Slight September consumer price increase points to low inflation

Once again in September, a few morsels for the inflation hawks, but not much more because inflation remains tame. Consumer prices rose 0.2 percent in the month, the U.S. Labor Department announced Thursday, as energy prices and medical costs offset a decline in housing costs.

Further, the core rate -- which excludes the often-volatile food and energy component -- also rose 0.2 percent. Economists surveyed by Bloomberg News had expected consumer prices to increase 0.1 percent in September, and the core rate to rise 0.1 percent. Consumer prices rose 0.4 in August, were unchanged in July, and increased 0.7 percent and 0.1 percent in June and May, respectively.

What's more, the U.S. economy over the past year still shows little sign of inflation: Consumer prices have actually declined 1.3 percent in the past 12 months.
Also, the 12-month core rate -- one metric the U.S. Federal Reserve watches closely for signs of rising long-term inflation -- has risen just 1.5 percent, or well within the Fed's "comfort zone" for inflation.

In September, overall energy prices rose 0.6 percent, gasoline prices were up 1.0 percent, fuel oil rose 1.5 percent, new car prices increased 0.3 percent, apparel climbed 0.1 percent, medical services jumped 0.4 percent, shelter prices were flat, utility prices fell 1.7 percent, and food prices decreased 0.3 percent.

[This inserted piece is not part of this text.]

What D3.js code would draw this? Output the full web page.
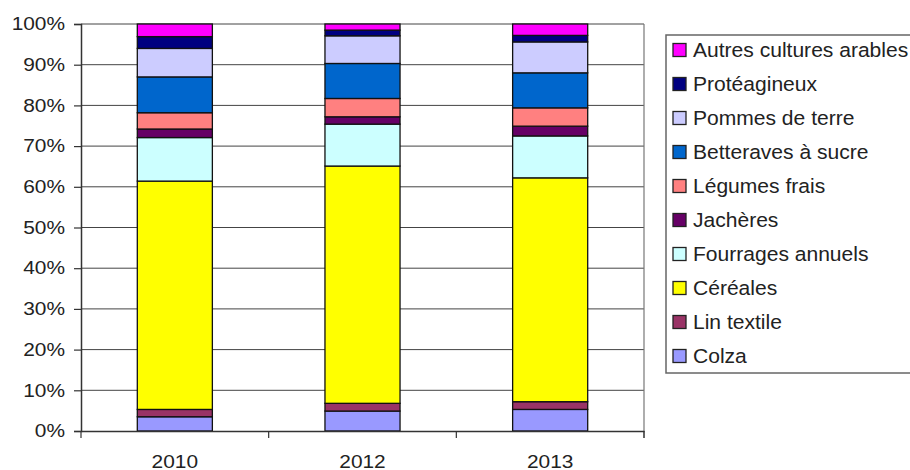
<!DOCTYPE html>
<html><head><meta charset="utf-8">
<script src="https://cdn.jsdelivr.net/npm/d3@7"></script>
<style>body{margin:0;background:#fff}svg{display:block}</style>
</head><body>
<svg id="c" width="910" height="470"></svg>
<script>
const years = ["2010", "2012", "2013"];
const seriesNames = ["Colza", "Lin textile", "Céréales", "Fourrages annuels", "Jachères",
  "Légumes frais", "Betteraves à sucre", "Pommes de terre", "Protéagineux", "Autres cultures arables"];
const colza = [3.5, 4.9, 5.3];
const linTextile = [1.8, 1.9, 1.9];
const cereales = [56.1, 58.3, 55.0];
const fourrages = [10.7, 10.3, 10.3];
const jacheres = [2.1, 1.8, 2.4];
const legumes = [4.0, 4.5, 4.5];
const betteraves = [8.8, 8.6, 8.6];
const pommes = [7.0, 6.8, 7.6];
const proteagineux = [2.9, 1.4, 1.6];
const autres = [3.1, 1.5, 2.8];
const colors = ["#9999FF", "#993366", "#FFFF00", "#CCFFFF", "#660066",
  "#FF8080", "#0066CC", "#CCCCFF", "#000080", "#FF00FF"];
const yTicks = [0, 10, 20, 30, 40, 50, 60, 70, 80, 90, 100];

const seriesVals = [colza, linTextile, cereales, fourrages, jacheres, legumes, betteraves, pommes, proteagineux, autres];
const table = years.map((y, i) => {
  const row = {year: y};
  const tot = d3.sum(seriesVals, s => s[i]);
  seriesNames.forEach((n, k) => row[n] = seriesVals[k][i] / tot);
  return row;
});
const stacked = d3.stack().keys(seriesNames)(table);

const svg = d3.select("#c");
const L = 81, R = 644, T = 24, B = 431;
const x = d3.scaleBand().domain(years).range([L, R]).paddingInner(0.6).paddingOuter(0.3);
const y = d3.scaleLinear().domain([0, 1]).range([B, T]);
const font = "Liberation Sans, Arial, sans-serif";
const sx = 1.16;

// grid
svg.append("g").selectAll("line").data(yTicks.filter(t => t > 0)).join("line")
  .attr("x1", L).attr("x2", R).attr("y1", d => y(d / 100)).attr("y2", d => y(d / 100))
  .attr("stroke", "#444").attr("stroke-width", 1);
// right border
svg.append("line").attr("x1", R).attr("x2", R).attr("y1", T).attr("y2", B + 7)
  .attr("stroke", "#777").attr("stroke-width", 1.2);

// bars
svg.append("g").selectAll("g").data(stacked).join("g")
  .attr("fill", (d, i) => colors[i])
  .selectAll("rect").data(d => d).join("rect")
  .attr("x", d => x(d.data.year)).attr("width", x.bandwidth())
  .attr("y", d => y(d[1])).attr("height", d => y(d[0]) - y(d[1]))
  .attr("stroke", "#111").attr("stroke-width", 1.3);

// y axis
const yAxis = d3.axisLeft(y).tickValues(yTicks.map(t => t / 100)).tickFormat((d, i) => yTicks[i] + "%").tickSize(7).tickPadding(9);
const gy = svg.append("g").attr("transform", `translate(${L},0)`).call(yAxis);
gy.select(".domain").attr("stroke", "#333").attr("stroke-width", 1.5);
gy.selectAll(".tick line").attr("stroke", "#333").attr("stroke-width", 1.2);
gy.selectAll("text").attr("font-family", font).attr("font-size", 18).attr("fill", "#222")
  .attr("x", -16 / sx).attr("transform", `scale(${sx},1)`);

// x axis
const xAxis = d3.axisBottom(x).tickSize(0).tickPadding(24);
const gx = svg.append("g").attr("transform", `translate(0,${B})`).call(xAxis);
gx.select(".domain").attr("stroke", "#333").attr("stroke-width", 1.5);
gx.selectAll("text").attr("font-family", font).attr("font-size", 18).attr("fill", "#222")
  .attr("transform", `scale(${sx},1)`);
gx.selectAll(".tick").each(function(d) {
  const cx = x(d) + x.bandwidth() / 2;
  d3.select(this).attr("transform", `translate(${cx},0)`);
  d3.select(this).select("text").attr("x", 0);
});
// category boundary ticks
const bounds = years.map((d, i) => L + i * x.step()).concat([R]);
svg.append("g").selectAll("line").data(bounds).join("line")
  .attr("x1", d => d).attr("x2", d => d).attr("y1", B).attr("y2", B + 7)
  .attr("stroke", "#333").attr("stroke-width", 1.2);

// legend
const lg = svg.append("g");
lg.append("rect").attr("x", 666).attr("y", 35).attr("width", 260).attr("height", 338)
  .attr("fill", "#fff").attr("stroke", "#666").attr("stroke-width", 1.5);
const order = seriesNames.map((n, i) => i).reverse();
const lsx = 1.08;
const items = lg.selectAll("g.it").data(order).join("g").attr("class", "it")
  .attr("transform", (d, j) => `translate(673,${50 + j * 34})`);
items.append("rect").attr("x", 0).attr("y", -6.5).attr("width", 13).attr("height", 13)
  .attr("fill", d => colors[d]).attr("stroke", "#222").attr("stroke-width", 1.3);
items.append("text").attr("x", 20 / lsx).attr("y", 0).attr("dy", "0.36em")
  .attr("transform", `scale(${lsx},1)`)
  .attr("font-family", font).attr("font-size", 19.5).attr("fill", "#222")
  .text(d => seriesNames[d]);
</script>
</body></html>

Most economists don't expect inflation to rise in the months ahead. They say the recession that has idled factory production and resulted in more than 7.2 million layoffs. That excess capacity in the commercial sector and slack in the labor force will limit price/wage increases.

Also working against inflation: the reluctance by foreign manufacturers that export goods to the U.S. to raise prices amid intense competition. Many refuse to raise prices despite cost increases, for fear of being priced out the lucrative U.S. market.

Further, while some discussion has risen in Washington and Wall Street circles about whether to take back part of the $786 billion stimulus, it's unlikely Congress will act to do that while so few jobs are being created and inflation remains low.

Economic Analysis: There's scant inflation in an economy that's performing well below its potential, which economists call an "output gap." This will enable the Fed to continue both its monetary (lower, short-term interest rates) and quantitative easing (cash interventions) policies to stimulate the U.S. economy and keep credit markets liquid. However, given the large monetary and fiscal stimulus, inflation does remain a longer-term risk. So, the Fed will no doubt begin to withdraw stimulus as soon as it becomes clear the economic recovery is on a sound foundation and is capable of sustaining itself. Given the recovery's current status, that Fed policy change is at least a quarter away, and probably longer.